7. Make sailing in clear air a top priority
I absolutely hate sailing in bad air, and you should too. Try to sail the entire race in clear air. If someone tacks or jibes on you, stealing your breeze, do something about it and find a better lane. Try to anticipate what those around you will do in order to help you maneuver in a way to keep clean air. Remember, wind makes sailboats move. So, don’t let your competitors steal it from you. It’s your golden ticket.

8. Mark your sheets
The best sailors I know mark their main and jib sheets so they can repeat fast settings. It’s simple and effective. Marking your sheets allows you to repeat settings you tested in prestart tuning and at previous events. It also allows you to accurately trim your sails for a fast speed build out of tacks and then in for a final trim: you spend more time with your head out of the boat. Through experimentation, you can find the best settings for accelerating and straight-line sailing. Mark your sheets initially with electrical tape, and once you have the marks in a good place, meaning they are visible and near a repeatable reference point, you can use a permanent marker or whipping twine to make the mark permanent.

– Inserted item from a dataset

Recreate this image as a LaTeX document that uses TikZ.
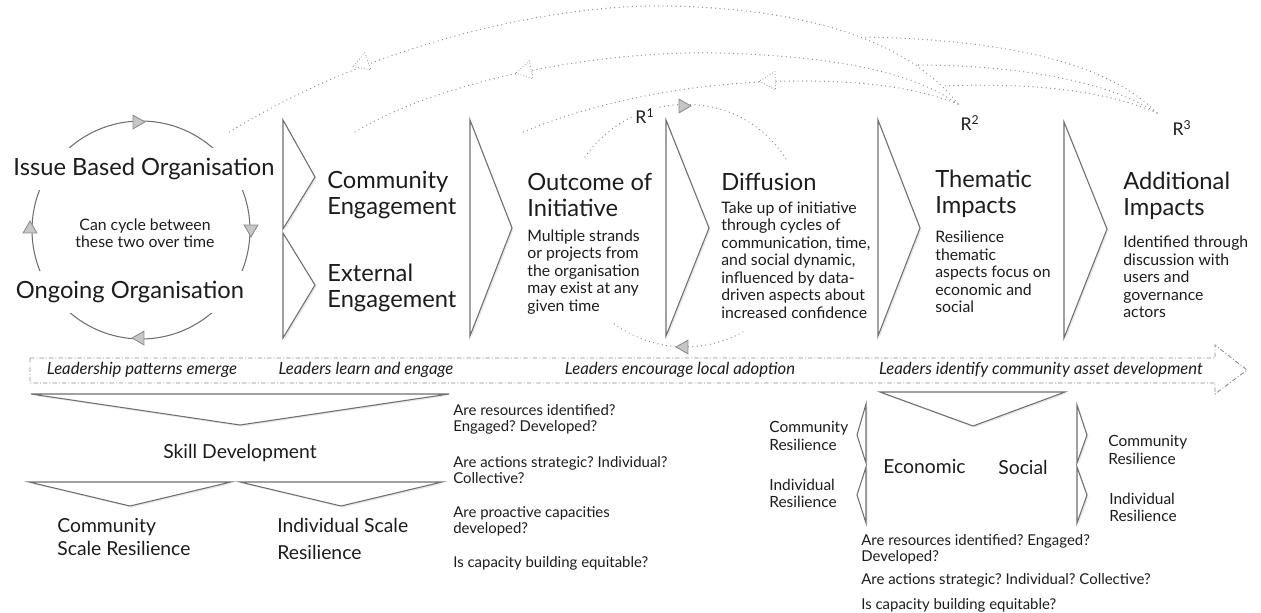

9. Don’t be afraid to let boats cross
One of the first things I learned in college sailing was that the best sailors did not always exercise their starboard-tack right of way. Instead of hailing “starboard!” and forcing me to leebow, sending them in the other direction, they hailed, “cross” and ducked me. At first, I thought they were foolish. But then I figured out what they were doing. If you’re confident in the direction you’re sailing, and a duck is not too significant, let port tackers cross and continue the way you want to go. If it’s a big duck for you, the other boat is probably not close enough to leebow you effectively anyway, so you’re likely smart to use your rights. The favored side typically gives you much more gain than the small loss you incur when ducking a few feet.

Advertisement

10. Lead on the long tack if possible
One of the most fundamental rules of tactics is to sail the course that takes you toward the mark, the long tack, the one on which your bow is pointed closer to the mark. If you are stuck in a group of boats and the other tack is becoming longer and longer, try to be the first one to tack or jibe so you are leading toward the mark. Leading on the long tack should give you a wide open lane and more chances to gain or extend on the competition.